There is an hour, in autumn, when the light over the Bergamo hills turns oblique and golden, and the roads climbing toward the pre-Alps seem drawn specifically to be ridden by bicycle. It is an hour that those who cycle in these parts know well. There is no need to name the passes, no need to list the hairpin bends: anyone who has put their feet on the pedals in this land knows exactly what we mean.
Cycling here is not a sport. It is an integral part of local culture.
A land that has always pedalled
Bergamo sits at a precise point in the Italian landscape: where the Po Valley meets the first ridges that will eventually lead to the Alps proper. It is a threshold. And like all thresholds, it is a place where things are learned. You learn to climb, because the climbs begin immediately. You learn to measure effort, because the gradients here leave no room for improvisation. Above all, you learn to see the bicycle as an instrument for understanding the territory.

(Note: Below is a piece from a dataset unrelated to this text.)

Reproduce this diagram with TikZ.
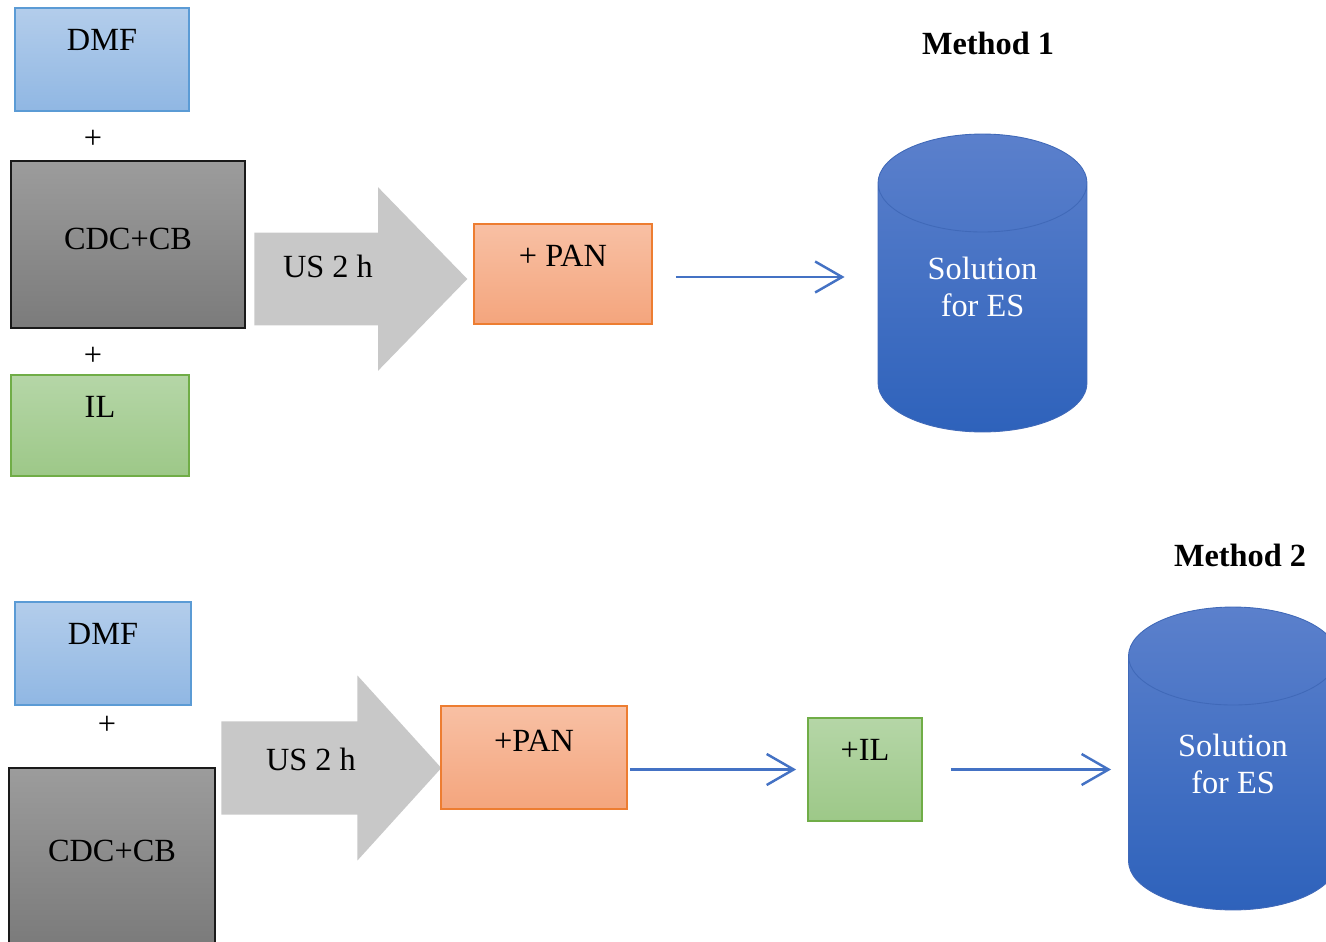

Perhaps this is why cycling has taken such deep root here. It did not arrive as a trend: it was already here, already in the legs of those who cycled to work in the postwar years, already in the Sundays of those who rode up to the sanctuary in canvas shoes with spare tubulars wrapped under the saddle. From those Sundays emerged champions who wrote entire chapters in the history of this sport. Felice Gimondi, above all: a native of Sedrina in the Bergamo province, one of the few riders in the world to have won all three Grand Tours, a figure whose name, even today, makes those who learned to ride here lower their voices in reverence.
Beneath the champions there has always been — and still is — a widespread cycling population: village sports clubs, gran fondo riders, groups that set off at dawn on Sunday mornings. This is the humus that has made eastern Lombardy what it is: a land where the bicycle is a common language. And then there are the great races. The Giro d’Italia regularly passes through these roads, and when it does, it does not pass as an outside event: it passes as an acknowledgement. And every autumn, when the leaves begin to fall, comes the Giro di Lombardia — the Race of the Falling Leaves, the most poetic monument on the calendar, the one that closes the season and finds its natural home right here, among the lakes and the climbs that give it shape.
The Italian school
This intensity of lived cycling has produced, almost inevitably, a consequence: where people ride a great deal, a great deal is built. And where a great deal is built, sooner or later, it is built well.
The Italian framebuilding school, in the Seventies and Eighties, was the worldwide reference for anyone who wanted a racing frame. It was not a matter of marketing or nationalism: it was a matter of hands. Scattered throughout the peninsula — but with a particular concentration in Lombardy and the Veneto — there were craftsmen who had learned the trade from those who had learned it in turn from masters of the previous generation. They were welders, file workers, skilled technicians: men who knew their materials the way a musician knows their instrument, through the smallest hesitations, through the way they respond to the flame, through how they behave when asked to bend.
From those workshops came the frames on which professional riders raced and won on the world circuit. Made in Italy, in cycling, was never a slogan: it was a technical truth. It meant geometries designed for those who truly race, hand-finished craftsmanship, obsessive attention to the detail of the lug, the paintwork, the balance between stiffness and elasticity.
Bergamo occupies a precise place in this geography of Italian cycling craftsmanship. Here, alongside historic industry brands — Bianchi, the oldest in the world, founded in 1885, is a product of the same Lombard culture — there has existed and continues to exist a network of framebuilders who have kept the knowledge of the hand alive.